TASK TO CARRY OUT: Check the listing below for lines that hold "matplotlib". How many are there? Please give only the number.

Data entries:
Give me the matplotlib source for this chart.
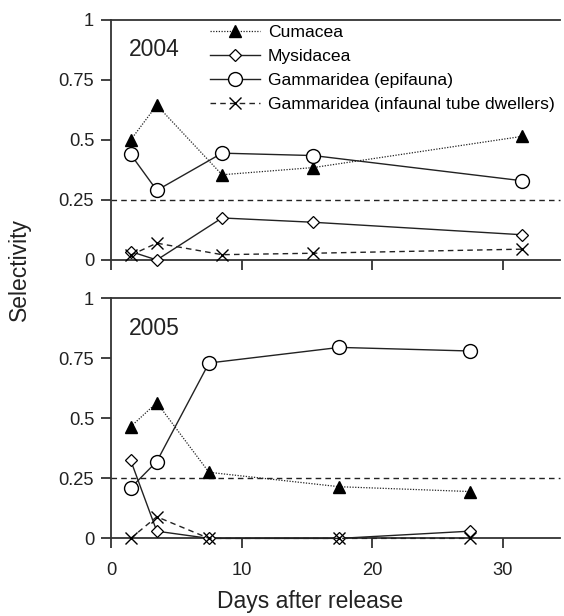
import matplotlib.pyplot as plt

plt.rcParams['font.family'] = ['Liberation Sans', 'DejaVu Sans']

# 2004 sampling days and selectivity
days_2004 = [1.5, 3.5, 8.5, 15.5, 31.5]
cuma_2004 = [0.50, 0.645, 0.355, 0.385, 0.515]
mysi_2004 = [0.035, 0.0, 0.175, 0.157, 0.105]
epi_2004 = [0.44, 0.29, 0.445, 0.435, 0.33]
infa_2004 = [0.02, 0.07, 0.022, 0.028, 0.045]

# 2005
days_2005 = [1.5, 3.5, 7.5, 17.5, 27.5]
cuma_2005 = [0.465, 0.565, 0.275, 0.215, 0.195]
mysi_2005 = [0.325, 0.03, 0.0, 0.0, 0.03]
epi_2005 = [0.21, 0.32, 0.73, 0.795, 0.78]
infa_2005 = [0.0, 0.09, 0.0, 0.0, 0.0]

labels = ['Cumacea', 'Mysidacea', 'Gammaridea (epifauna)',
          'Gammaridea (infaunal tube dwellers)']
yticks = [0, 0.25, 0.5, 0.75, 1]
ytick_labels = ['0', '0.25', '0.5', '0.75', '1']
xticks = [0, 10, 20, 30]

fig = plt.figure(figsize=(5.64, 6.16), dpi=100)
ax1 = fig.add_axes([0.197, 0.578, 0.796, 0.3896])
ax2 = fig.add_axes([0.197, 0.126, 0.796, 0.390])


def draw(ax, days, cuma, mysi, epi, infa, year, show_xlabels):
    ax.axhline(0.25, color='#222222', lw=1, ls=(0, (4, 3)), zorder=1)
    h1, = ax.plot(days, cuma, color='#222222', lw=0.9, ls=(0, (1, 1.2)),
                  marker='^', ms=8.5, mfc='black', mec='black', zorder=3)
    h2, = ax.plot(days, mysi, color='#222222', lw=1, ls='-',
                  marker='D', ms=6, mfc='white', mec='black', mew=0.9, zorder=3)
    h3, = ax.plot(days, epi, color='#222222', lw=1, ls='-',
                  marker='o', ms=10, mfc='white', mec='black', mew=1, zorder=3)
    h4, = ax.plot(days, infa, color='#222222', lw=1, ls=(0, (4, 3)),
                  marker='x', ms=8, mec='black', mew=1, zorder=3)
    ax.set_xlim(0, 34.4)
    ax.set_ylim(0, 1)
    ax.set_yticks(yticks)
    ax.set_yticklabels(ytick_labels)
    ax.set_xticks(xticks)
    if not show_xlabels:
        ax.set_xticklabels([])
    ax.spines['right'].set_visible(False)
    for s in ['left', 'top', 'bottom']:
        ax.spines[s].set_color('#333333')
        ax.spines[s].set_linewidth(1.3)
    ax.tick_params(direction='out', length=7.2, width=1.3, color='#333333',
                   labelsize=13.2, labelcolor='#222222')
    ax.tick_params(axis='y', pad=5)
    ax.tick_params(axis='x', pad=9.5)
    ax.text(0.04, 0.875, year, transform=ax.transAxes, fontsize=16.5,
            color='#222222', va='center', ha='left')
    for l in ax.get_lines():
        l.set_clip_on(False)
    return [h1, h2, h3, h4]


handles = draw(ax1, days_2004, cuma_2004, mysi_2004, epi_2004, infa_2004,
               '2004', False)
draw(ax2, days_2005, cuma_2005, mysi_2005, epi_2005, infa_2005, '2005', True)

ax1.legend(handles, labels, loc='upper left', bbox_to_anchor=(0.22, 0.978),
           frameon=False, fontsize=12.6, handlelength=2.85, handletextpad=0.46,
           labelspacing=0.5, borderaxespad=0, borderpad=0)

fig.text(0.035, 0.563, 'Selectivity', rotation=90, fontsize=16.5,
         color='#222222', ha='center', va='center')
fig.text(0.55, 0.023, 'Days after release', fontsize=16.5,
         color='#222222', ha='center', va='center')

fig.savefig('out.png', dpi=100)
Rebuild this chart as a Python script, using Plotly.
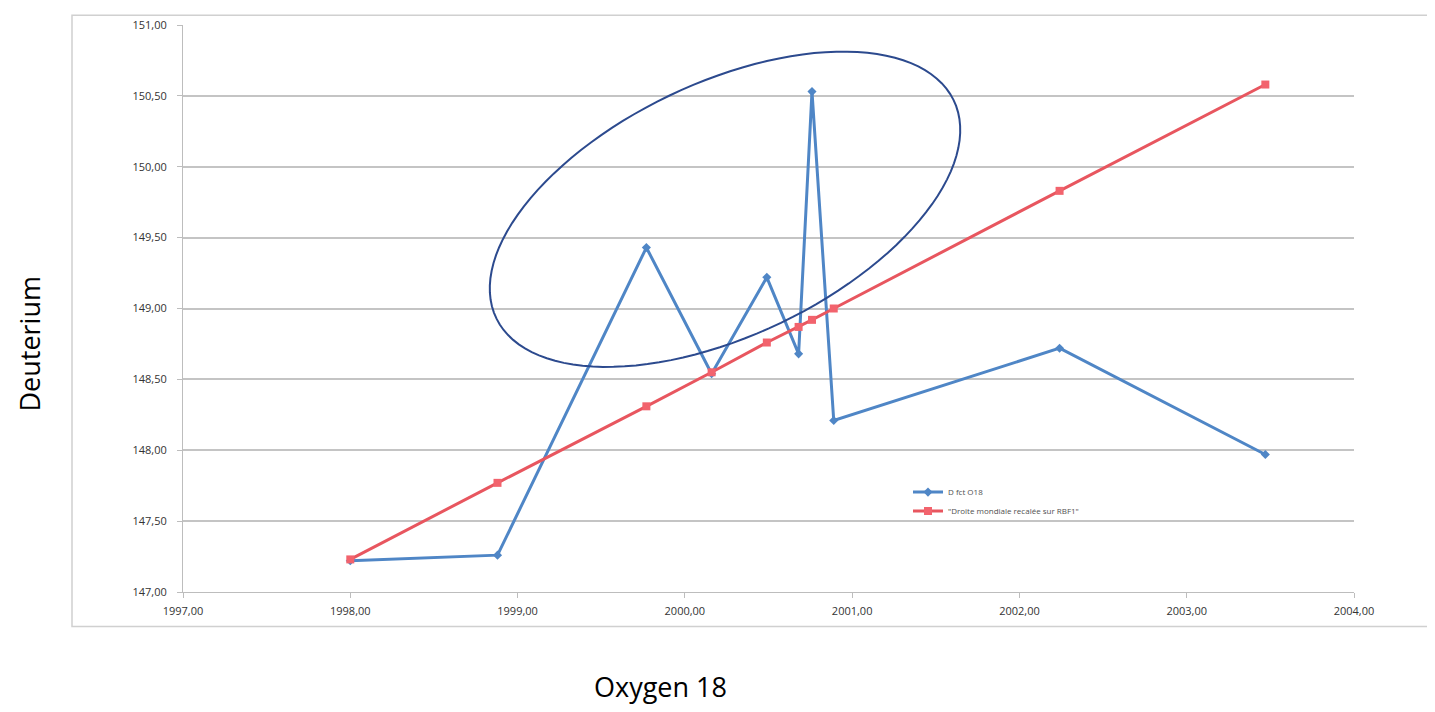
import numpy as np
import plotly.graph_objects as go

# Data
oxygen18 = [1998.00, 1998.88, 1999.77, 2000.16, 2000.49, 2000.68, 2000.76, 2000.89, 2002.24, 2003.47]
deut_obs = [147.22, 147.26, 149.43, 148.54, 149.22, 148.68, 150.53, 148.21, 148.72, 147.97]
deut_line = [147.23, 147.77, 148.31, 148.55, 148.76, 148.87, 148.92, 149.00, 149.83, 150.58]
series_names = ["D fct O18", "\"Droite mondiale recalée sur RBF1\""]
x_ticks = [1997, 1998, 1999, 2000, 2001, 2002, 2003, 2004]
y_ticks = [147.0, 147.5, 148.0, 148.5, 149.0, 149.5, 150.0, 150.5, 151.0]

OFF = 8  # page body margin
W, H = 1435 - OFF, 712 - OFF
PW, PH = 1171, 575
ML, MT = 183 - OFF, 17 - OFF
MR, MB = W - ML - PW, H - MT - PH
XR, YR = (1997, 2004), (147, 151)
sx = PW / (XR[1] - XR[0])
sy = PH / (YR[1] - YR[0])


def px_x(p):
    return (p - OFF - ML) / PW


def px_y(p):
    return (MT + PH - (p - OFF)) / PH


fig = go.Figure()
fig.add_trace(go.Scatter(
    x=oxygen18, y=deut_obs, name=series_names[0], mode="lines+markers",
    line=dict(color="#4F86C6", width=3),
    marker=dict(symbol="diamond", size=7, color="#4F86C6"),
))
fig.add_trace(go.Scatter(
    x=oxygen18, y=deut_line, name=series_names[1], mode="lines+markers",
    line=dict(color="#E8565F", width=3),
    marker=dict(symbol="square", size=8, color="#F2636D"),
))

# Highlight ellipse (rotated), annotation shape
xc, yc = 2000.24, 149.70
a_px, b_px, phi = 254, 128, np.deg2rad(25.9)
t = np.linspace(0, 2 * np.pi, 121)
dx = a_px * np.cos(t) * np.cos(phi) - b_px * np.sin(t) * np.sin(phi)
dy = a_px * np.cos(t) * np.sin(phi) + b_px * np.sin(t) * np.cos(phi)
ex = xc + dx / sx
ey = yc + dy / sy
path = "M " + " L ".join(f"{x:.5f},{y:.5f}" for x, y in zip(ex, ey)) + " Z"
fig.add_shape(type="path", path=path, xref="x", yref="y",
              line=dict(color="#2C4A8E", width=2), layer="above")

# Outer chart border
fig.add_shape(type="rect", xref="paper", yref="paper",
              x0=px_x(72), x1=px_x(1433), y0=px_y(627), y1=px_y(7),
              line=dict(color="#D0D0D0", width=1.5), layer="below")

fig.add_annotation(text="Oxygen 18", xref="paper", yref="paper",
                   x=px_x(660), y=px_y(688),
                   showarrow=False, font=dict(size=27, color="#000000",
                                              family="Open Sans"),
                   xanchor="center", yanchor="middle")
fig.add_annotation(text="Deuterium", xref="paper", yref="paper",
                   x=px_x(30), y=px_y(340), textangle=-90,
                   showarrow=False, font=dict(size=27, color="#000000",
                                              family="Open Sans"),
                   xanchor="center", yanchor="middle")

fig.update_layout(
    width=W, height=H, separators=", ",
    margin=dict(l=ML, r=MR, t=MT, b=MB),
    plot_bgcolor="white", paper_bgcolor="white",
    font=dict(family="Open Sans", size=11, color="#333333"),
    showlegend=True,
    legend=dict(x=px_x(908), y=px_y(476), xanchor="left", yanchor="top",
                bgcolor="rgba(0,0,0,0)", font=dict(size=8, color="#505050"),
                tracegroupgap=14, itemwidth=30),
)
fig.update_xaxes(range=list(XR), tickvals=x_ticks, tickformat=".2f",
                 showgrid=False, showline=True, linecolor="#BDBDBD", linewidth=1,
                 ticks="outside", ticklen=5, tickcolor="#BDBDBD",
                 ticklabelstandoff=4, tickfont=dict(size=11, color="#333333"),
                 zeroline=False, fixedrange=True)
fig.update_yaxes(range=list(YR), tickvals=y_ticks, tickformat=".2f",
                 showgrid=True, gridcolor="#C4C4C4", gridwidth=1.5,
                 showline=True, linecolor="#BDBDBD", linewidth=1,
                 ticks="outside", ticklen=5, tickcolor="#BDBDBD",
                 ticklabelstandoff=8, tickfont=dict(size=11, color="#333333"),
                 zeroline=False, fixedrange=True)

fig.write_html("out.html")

PROBLEM SOLUTION: 2